Code that draws figures:

────

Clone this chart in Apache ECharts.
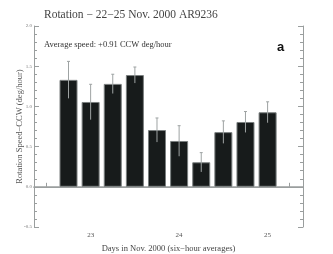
<!DOCTYPE html>
<html><head><meta charset="utf-8">
<script src="https://cdn.jsdelivr.net/npm/echarts@6/dist/echarts.min.js"></script>
<style>html,body{margin:0;padding:0;background:#fff}#c{width:333px;height:254px}</style>
</head><body><div id="c"></div>
<script>
// six-hour averages (day of Nov. 2000)
var days = [22.75, 23.0, 23.25, 23.5, 23.75, 24.0, 24.25, 24.5, 24.75, 25.0];
var speeds = [1.33, 1.055, 1.28, 1.39, 0.706, 0.57, 0.305, 0.68, 0.806, 0.927];
var errors = [0.23, 0.22, 0.12, 0.10, 0.15, 0.19, 0.12, 0.14, 0.13, 0.13];
var yTicks = [-0.5, 0.0, 0.5, 1.0, 1.5, 2.0];
var dayLabels = [23, 24, 25];
var xTicks = [22.5, 22.75, 23, 23.25, 23.5, 23.75, 24, 24.25, 24.5, 24.75, 25, 25.25];

var serif = 'Liberation Serif';
var axisGray = '#9a9e9e';
var chart = echarts.init(document.getElementById('c'), null, {renderer: 'canvas'});
var barData = days.map(function (d, i) { return [d, speeds[i]]; });
var errData = days.map(function (d, i) { return [d, speeds[i] - errors[i], speeds[i] + errors[i]]; });

chart.setOption({
  animation: false,
  title: [
    {text: 'Rotation \u2212 22\u221225 Nov. 2000 AR9236', left: 39, top: 4,
     textStyle: {fontFamily: serif, fontSize: 11.5, fontWeight: 'normal', color: '#444'}},
    {text: 'Average speed: +0.91 CCW deg/hour', left: 39, top: 35,
     textStyle: {fontFamily: serif, fontSize: 8.5, fontWeight: 'normal', color: '#333'}},
    {text: 'a', left: 272, top: 36,
     textStyle: {fontFamily: 'Liberation Sans', fontSize: 13, fontWeight: 'bold', color: '#111'}}
  ],
  grid: {left: 34, right: 30, top: 26, bottom: 27, containLabel: false, outerBoundsMode: 'none'},
  xAxis: [{
    type: 'value', min: 22.36, max: 25.4, position: 'bottom',
    name: 'Days in Nov. 2000 (six\u2212hour averages)', nameLocation: 'middle', nameGap: 16,
    nameTextStyle: {fontFamily: serif, fontSize: 8.5, color: '#444'},
    axisLine: {lineStyle: {color: axisGray}},
    axisTick: {inside: true, length: 4, customValues: xTicks, lineStyle: {color: axisGray}},
    axisLabel: {customValues: dayLabels, fontFamily: serif, fontSize: 7, color: '#555', margin: 5,
      formatter: function (v) { return String(Math.round(v)); }},
    splitLine: {show: false}
  }, {
    type: 'value', min: 22.36, max: 25.4, position: 'top',
    axisLine: {show: true, lineStyle: {color: axisGray, width: 1.5}},
    axisTick: {show: false}, axisLabel: {show: false}, splitLine: {show: false}
  }],
  yAxis: [{
    type: 'value', min: -0.5, max: 2.0, interval: 0.5, position: 'left',
    name: 'Rotation Speed\u2212CCW (deg/hour)', nameLocation: 'middle', nameGap: 10,
    nameMoveOverlap: false,
    nameTextStyle: {fontFamily: serif, fontSize: 8.5, color: '#555'},
    axisLine: {show: true, lineStyle: {color: axisGray}},
    axisTick: {show: true, inside: true, length: 5, lineStyle: {color: axisGray}},
    minorTick: {show: true, splitNumber: 5, length: 3, lineStyle: {color: axisGray}},
    axisLabel: {fontFamily: serif, fontSize: 5, color: '#777', margin: 2,
      formatter: function (v) { return v.toFixed(1); }},
    splitLine: {show: false}
  }, {
    type: 'value', min: -0.5, max: 2.0, interval: 0.5, position: 'right',
    axisLine: {show: true, lineStyle: {color: axisGray}},
    axisTick: {show: true, inside: true, length: 5, lineStyle: {color: axisGray}},
    minorTick: {show: true, splitNumber: 5, length: 3, lineStyle: {color: axisGray}},
    axisLabel: {show: false}, splitLine: {show: false}
  }],
  series: [{
    type: 'bar', data: barData, barWidth: 18, xAxisIndex: 0, yAxisIndex: 0,
    itemStyle: {color: '#171b1b', borderColor: '#7a7f7f', borderWidth: 1},
    markLine: {silent: true, symbol: 'none', label: {show: false},
      lineStyle: {color: '#9a9e9e', type: 'solid', width: 1}, data: [{yAxis: 0}]},
    z: 2
  }, {
    type: 'custom', data: errData, xAxisIndex: 0, yAxisIndex: 0, z: 3,
    renderItem: function (params, api) {
      var x = api.value(0);
      var lo = api.coord([x, api.value(1)]);
      var hi = api.coord([x, api.value(2)]);
      var st = {stroke: '#9ea3a3', lineWidth: 1};
      return {type: 'group', children: [
        {type: 'line', shape: {x1: hi[0], y1: hi[1], x2: lo[0], y2: lo[1]}, style: st},
        {type: 'line', shape: {x1: hi[0] - 1.5, y1: hi[1], x2: hi[0] + 1.5, y2: hi[1]}, style: st}
      ]};
    }
  }],
  graphic: [{type: 'rect', left: 258, top: 24, shape: {width: 19, height: 4}, style: {fill: '#fff'}, z: 100}]
});
</script></body></html>
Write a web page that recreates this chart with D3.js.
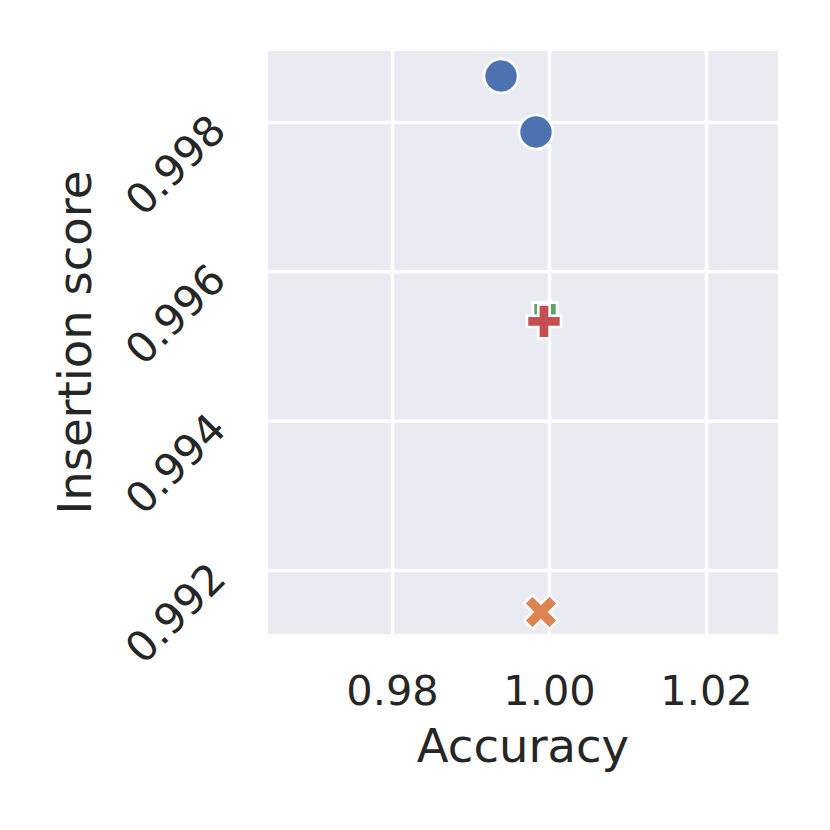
<!DOCTYPE html>
<html>
<head>
<meta charset="utf-8">
<script src="https://cdn.jsdelivr.net/npm/d3@7"></script>
<style>
html,body{margin:0;padding:0;background:#fff;}
svg{display:block;}
</style>
</head>
<body>
<svg id="chart" width="830" height="830"></svg>
<script>
// ---- data ----
const groups = ["A", "A", "C", "D", "B"];          // hue / style group per point
const accuracy = [0.99389, 0.99834, 0.99949, 0.99936, 0.99898];
const insertion = [0.998616, 0.997866, 0.995420, 0.995330, 0.991438];
const groupOrder = ["A", "B", "C", "D"];
const groupColors = ["#4C72B0", "#DD8452", "#55A868", "#C44E52"];
const groupMarkers = ["circle", "x", "square", "plus"];
const xTicks = [0.98, 1.00, 1.02];
const yTicks = [0.992, 0.994, 0.996, 0.998];
const xDomain = [0.964204, 1.029172];
const yDomain = [0.991143, 0.998951];

// ---- layout ----
const svg = d3.select("#chart");
const L = 268, R = 778, T = 51, B = 634;
const x = d3.scaleLinear().domain(xDomain).range([L, R]);
const y = d3.scaleLinear().domain(yDomain).range([B, T]);
const textColor = "#262626";
const font = "DejaVu Sans, sans-serif";

svg.append("rect").attr("x", L).attr("y", T).attr("width", R - L).attr("height", B - T)
  .attr("fill", "#EAEAF2");

// grid
const xAxis = d3.axisBottom(x).tickValues(xTicks).tickFormat(d3.format(".2f")).tickSize(-(B - T));
const gx = svg.append("g").attr("transform", `translate(0,${B})`).call(xAxis);
gx.select(".domain").remove();
gx.selectAll("line").attr("stroke", "#fff").attr("stroke-width", 3.5);
gx.selectAll("text").attr("fill", textColor).style("font-family", font).style("font-size", "41.5px")
  .attr("dy", null).attr("y", 71);

const yAxis = d3.axisLeft(y).tickValues(yTicks).tickFormat(d3.format(".3f")).tickSize(-(R - L));
const gy = svg.append("g").attr("transform", `translate(${L},0)`).call(yAxis);
gy.select(".domain").remove();
gy.selectAll("line").attr("stroke", "#fff").attr("stroke-width", 3.5);
gy.selectAll("text").attr("fill", textColor).style("font-family", font).style("font-size", "42px")
  .attr("x", null).attr("dy", null)
  .attr("text-anchor", "end").attr("dominant-baseline", "central")
  .attr("transform", "translate(-50,0) rotate(-45)");

// axis labels
svg.append("text").attr("x", (L + R) / 2).attr("y", 762).attr("text-anchor", "middle")
  .attr("fill", textColor).style("font-family", font).style("font-size", "46.5px").text("Accuracy");
svg.append("text").attr("transform", `translate(91,${(T + B) / 2}) rotate(-90)`).attr("text-anchor", "middle")
  .attr("fill", textColor).style("font-family", font).style("font-size", "46.5px").text("Insertion score");

// markers
const S = 34;  // marker size (px)
function markerPath(kind) {
  const h = S / 2;
  if (kind === "circle") return d3.symbol().type(d3.symbolCircle).size(Math.PI * h * h)();
  if (kind === "square") {
    const a = h / Math.SQRT2;
    return `M${-a},${-a}L${a},${-a}L${a},${a}L${-a},${a}Z`;
  }
  if (kind === "plus") {
    const pts = [[-1,-3],[1,-3],[1,-1],[3,-1],[3,1],[1,1],[1,3],[-1,3],[-1,1],[-3,1],[-3,-1],[-1,-1]];
    return "M" + pts.map(p => `${p[0]*S/6},${p[1]*S/6}`).join("L") + "Z";
  }
  if (kind === "x") {
    const pts = [[0.25,0],[0.5,0.25],[0.75,0],[1,0.25],[0.75,0.5],[1,0.75],[0.75,1],[0.5,0.75],[0.25,1],[0,0.75],[0.25,0.5],[0,0.25]];
    return "M" + pts.map(p => `${(p[0]-0.5)*S},${(p[1]-0.5)*S}`).join("L") + "Z";
  }
}
const color = d3.scaleOrdinal().domain(groupOrder).range(groupColors);
const shape = d3.scaleOrdinal().domain(groupOrder).range(groupMarkers);

svg.append("g").selectAll("path").data(accuracy.map((a, i) => ({a, s: insertion[i], g: groups[i]})))
  .join("path")
  .attr("transform", d => `translate(${x(d.a)},${y(d.s)})`)
  .attr("d", d => markerPath(shape(d.g)))
  .attr("fill", d => color(d.g))
  .attr("stroke", "#fff").attr("stroke-width", 2.6).attr("stroke-linejoin", "miter");
</script>
</body>
</html>
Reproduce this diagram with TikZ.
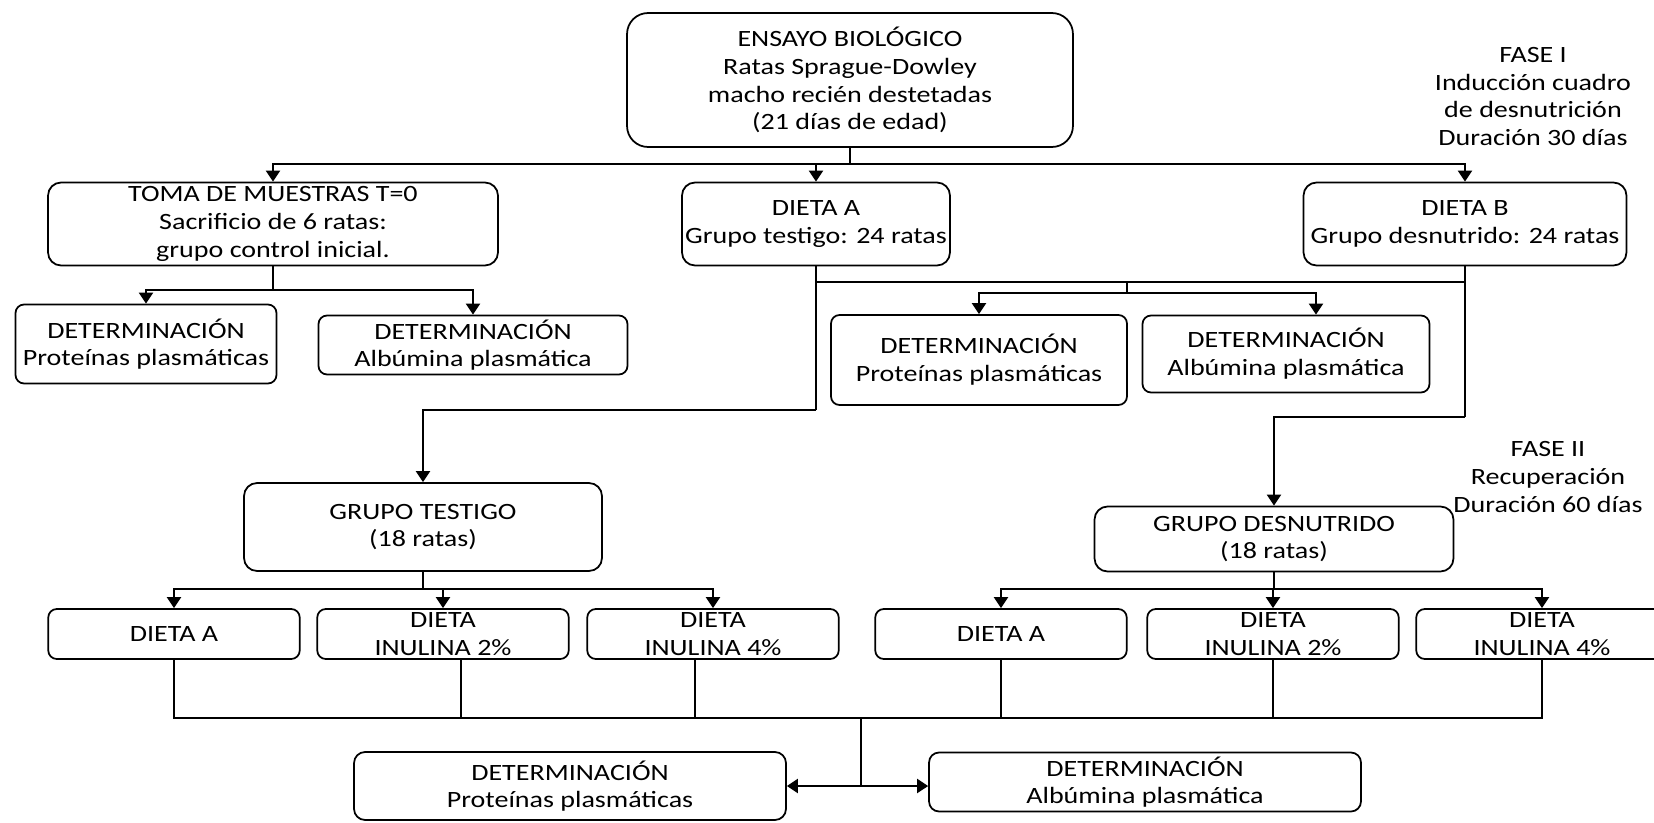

────

_GIVEN INSTRUCTION:_
Begin with the first line of the entries above and write out each line exactly, ending with the line containing "var errData = days.map(function". Leave out pictures.

_ANSWER TO THIS TASK:_
Clone this chart in Apache ECharts.
<!DOCTYPE html>
<html><head><meta charset="utf-8">
<script src="https://cdn.jsdelivr.net/npm/echarts@6/dist/echarts.min.js"></script>
<style>html,body{margin:0;padding:0;background:#fff}#c{width:333px;height:254px}</style>
</head><body><div id="c"></div>
<script>
// six-hour averages (day of Nov. 2000)
var days = [22.75, 23.0, 23.25, 23.5, 23.75, 24.0, 24.25, 24.5, 24.75, 25.0];
var speeds = [1.33, 1.055, 1.28, 1.39, 0.706, 0.57, 0.305, 0.68, 0.806, 0.927];
var errors = [0.23, 0.22, 0.12, 0.10, 0.15, 0.19, 0.12, 0.14, 0.13, 0.13];
var yTicks = [-0.5, 0.0, 0.5, 1.0, 1.5, 2.0];
var dayLabels = [23, 24, 25];
var xTicks = [22.5, 22.75, 23, 23.25, 23.5, 23.75, 24, 24.25, 24.5, 24.75, 25, 25.25];

var serif = 'Liberation Serif';
var axisGray = '#9a9e9e';
var chart = echarts.init(document.getElementById('c'), null, {renderer: 'canvas'});
var barData = days.map(function (d, i) { return [d, speeds[i]]; });
var errData = days.map(function (d, i) { return [d, speeds[i] - errors[i], speeds[i] + errors[i]]; });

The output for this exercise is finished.